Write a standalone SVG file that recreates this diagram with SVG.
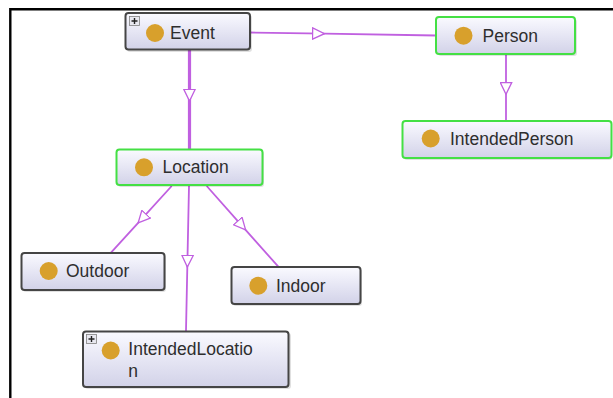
<svg xmlns="http://www.w3.org/2000/svg" width="613" height="398" viewBox="0 0 613 398">
<defs>
<linearGradient id="nodeFill" x1="0" y1="0" x2="0" y2="1">
<stop offset="0" stop-color="#fafaff"/>
<stop offset="0.5" stop-color="#e6e6f4"/>
<stop offset="1" stop-color="#d2d2e8"/>
</linearGradient>
<marker id="tri" viewBox="0 0 13 13" refX="13" refY="6.5" markerWidth="13" markerHeight="13" markerUnits="userSpaceOnUse" orient="auto">
<path d="M0.6,0.8 L12.4,6.5 L0.6,12.2 Z" fill="#ffffff" stroke="#c060e0" stroke-width="1.3"/>
</marker>
<g id="plus">
<rect x="0" y="0" width="10" height="9" fill="#e8e8f0" stroke="#808080" stroke-width="0.8"/>
<path d="M2,4.5 H8 M5,1.5 V7.5" stroke="#222" stroke-width="1.4"/>
</g>
</defs>
<style>
.box{fill:url(#nodeFill);stroke-width:2}
.dark{stroke:#454545}
.green{stroke:#44e044}
.shadow{fill:#000;opacity:0.12}
.dot{fill:#d8a02c}
.lbl{font-family:"Liberation Sans",Arial,sans-serif;font-size:17.5px;fill:#2e2e2e}
.edge{fill:none;stroke:#c060e0;stroke-width:1.8;marker-mid:url(#tri)}
</style>
<rect x="0" y="0" width="613" height="398" fill="#ffffff"/>
<path d="M10.3,398 V9.2 H613" fill="none" stroke="#000" stroke-width="2.4"/>

<g id="connectors">
<path class="edge" d="M250,32.5 L325,33.7 L436,35.5"/>
<path class="edge" d="M189.5,50 L189.5,101.7 L189.5,149" style="stroke-width:3.2"/>
<path class="edge" d="M506,54 L506,95 L506,121"/>
<path class="edge" d="M171.7,186 L137.7,223.4 L111,252.7"/>
<path class="edge" d="M189,186 L187.3,267.7 L186,331"/>
<path class="edge" d="M206.7,186 L246,230.3 L278.3,266.7"/>
</g>

<g id="node-event">
<rect class="shadow" x="127" y="15" width="125" height="37" rx="3"/>
<rect class="box dark" x="125.5" y="13" width="124.5" height="36.5" rx="3"/>
<use href="#plus" x="129.5" y="16.5"/>
<circle class="dot" cx="155" cy="33" r="9"/>
<text class="lbl" x="170" y="38.5">Event</text>
</g>

<g id="node-person">
<rect class="shadow" x="438" y="19" width="139" height="37" rx="3"/>
<rect class="box green" x="436" y="17" width="139" height="37" rx="3"/>
<circle class="dot" cx="463.5" cy="35.7" r="9"/>
<text class="lbl" x="482.5" y="41.5">Person</text>
</g>

<g id="node-intendedperson">
<rect class="shadow" x="404" y="123" width="208" height="37" rx="3"/>
<rect class="box green" x="402.5" y="121" width="209" height="37" rx="3"/>
<circle class="dot" cx="430.7" cy="138.5" r="9"/>
<text class="lbl" x="450" y="145">IntendedPerson</text>
</g>

<g id="node-location">
<rect class="shadow" x="118" y="151" width="146" height="36" rx="3"/>
<rect class="box green" x="116.5" y="149.5" width="146" height="35.5" rx="3"/>
<circle class="dot" cx="144" cy="167.3" r="9"/>
<text class="lbl" x="162.5" y="173.3">Location</text>
</g>

<g id="node-outdoor">
<rect class="shadow" x="23" y="255" width="143" height="37" rx="3"/>
<rect class="box dark" x="21.5" y="253" width="143" height="37" rx="3"/>
<circle class="dot" cx="48.7" cy="271" r="9"/>
<text class="lbl" x="66" y="277">Outdoor</text>
</g>

<g id="node-indoor">
<rect class="shadow" x="233" y="269" width="129" height="37" rx="3"/>
<rect class="box dark" x="231.5" y="267" width="129" height="37" rx="3"/>
<circle class="dot" cx="258.3" cy="285.7" r="9"/>
<text class="lbl" x="276" y="291.7">Indoor</text>
</g>

<g id="node-intendedlocation">
<rect class="shadow" x="85" y="333" width="206" height="56" rx="3"/>
<rect class="box dark" x="83" y="331.5" width="205.5" height="55.5" rx="3"/>
<use href="#plus" x="86.5" y="334.5"/>
<circle class="dot" cx="110.7" cy="350.5" r="9"/>
<text class="lbl" x="128.3" y="355">IntendedLocatio<tspan x="128.3" y="376.5">n</tspan></text>
</g>
</svg>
++++++++
Exercise brief
Repeat verbatim all the material, but not the pictures.

Solution for this task
Write a standalone SVG file that recreates this diagram with SVG.
<svg xmlns="http://www.w3.org/2000/svg" width="613" height="398" viewBox="0 0 613 398">
<defs>
<linearGradient id="nodeFill" x1="0" y1="0" x2="0" y2="1">
<stop offset="0" stop-color="#fafaff"/>
<stop offset="0.5" stop-color="#e6e6f4"/>
<stop offset="1" stop-color="#d2d2e8"/>
</linearGradient>
<marker id="tri" viewBox="0 0 13 13" refX="13" refY="6.5" markerWidth="13" markerHeight="13" markerUnits="userSpaceOnUse" orient="auto">
<path d="M0.6,0.8 L12.4,6.5 L0.6,12.2 Z" fill="#ffffff" stroke="#c060e0" stroke-width="1.3"/>
</marker>
<g id="plus">
<rect x="0" y="0" width="10" height="9" fill="#e8e8f0" stroke="#808080" stroke-width="0.8"/>
<path d="M2,4.5 H8 M5,1.5 V7.5" stroke="#222" stroke-width="1.4"/>
</g>
</defs>
<style>
.box{fill:url(#nodeFill);stroke-width:2}
.dark{stroke:#454545}
.green{stroke:#44e044}
.shadow{fill:#000;opacity:0.12}
.dot{fill:#d8a02c}
.lbl{font-family:"Liberation Sans",Arial,sans-serif;font-size:17.5px;fill:#2e2e2e}
.edge{fill:none;stroke:#c060e0;stroke-width:1.8;marker-mid:url(#tri)}
</style>
<rect x="0" y="0" width="613" height="398" fill="#ffffff"/>
<path d="M10.3,398 V9.2 H613" fill="none" stroke="#000" stroke-width="2.4"/>

<g id="connectors">
<path class="edge" d="M250,32.5 L325,33.7 L436,35.5"/>
<path class="edge" d="M189.5,50 L189.5,101.7 L189.5,149" style="stroke-width:3.2"/>
<path class="edge" d="M506,54 L506,95 L506,121"/>
<path class="edge" d="M171.7,186 L137.7,223.4 L111,252.7"/>
<path class="edge" d="M189,186 L187.3,267.7 L186,331"/>
<path class="edge" d="M206.7,186 L246,230.3 L278.3,266.7"/>
</g>

<g id="node-event">
<rect class="shadow" x="127" y="15" width="125" height="37" rx="3"/>
<rect class="box dark" x="125.5" y="13" width="124.5" height="36.5" rx="3"/>
<use href="#plus" x="129.5" y="16.5"/>
<circle class="dot" cx="155" cy="33" r="9"/>
<text class="lbl" x="170" y="38.5">Event</text>
</g>

<g id="node-person">
<rect class="shadow" x="438" y="19" width="139" height="37" rx="3"/>
<rect class="box green" x="436" y="17" width="139" height="37" rx="3"/>
<circle class="dot" cx="463.5" cy="35.7" r="9"/>
<text class="lbl" x="482.5" y="41.5">Person</text>
</g>

<g id="node-intendedperson">
<rect class="shadow" x="404" y="123" width="208" height="37" rx="3"/>
<rect class="box green" x="402.5" y="121" width="209" height="37" rx="3"/>
<circle class="dot" cx="430.7" cy="138.5" r="9"/>
<text class="lbl" x="450" y="145">IntendedPerson</text>
</g>

<g id="node-location">
<rect class="shadow" x="118" y="151" width="146" height="36" rx="3"/>
<rect class="box green" x="116.5" y="149.5" width="146" height="35.5" rx="3"/>
<circle class="dot" cx="144" cy="167.3" r="9"/>
<text class="lbl" x="162.5" y="173.3">Location</text>
</g>

<g id="node-outdoor">
<rect class="shadow" x="23" y="255" width="143" height="37" rx="3"/>
<rect class="box dark" x="21.5" y="253" width="143" height="37" rx="3"/>
<circle class="dot" cx="48.7" cy="271" r="9"/>
<text class="lbl" x="66" y="277">Outdoor</text>
</g>

<g id="node-indoor">
<rect class="shadow" x="233" y="269" width="129" height="37" rx="3"/>
<rect class="box dark" x="231.5" y="267" width="129" height="37" rx="3"/>
<circle class="dot" cx="258.3" cy="285.7" r="9"/>
<text class="lbl" x="276" y="291.7">Indoor</text>
</g>

<g id="node-intendedlocation">
<rect class="shadow" x="85" y="333" width="206" height="56" rx="3"/>
<rect class="box dark" x="83" y="331.5" width="205.5" height="55.5" rx="3"/>
<use href="#plus" x="86.5" y="334.5"/>
<circle class="dot" cx="110.7" cy="350.5" r="9"/>
<text class="lbl" x="128.3" y="355">IntendedLocatio<tspan x="128.3" y="376.5">n</tspan></text>
</g>
</svg>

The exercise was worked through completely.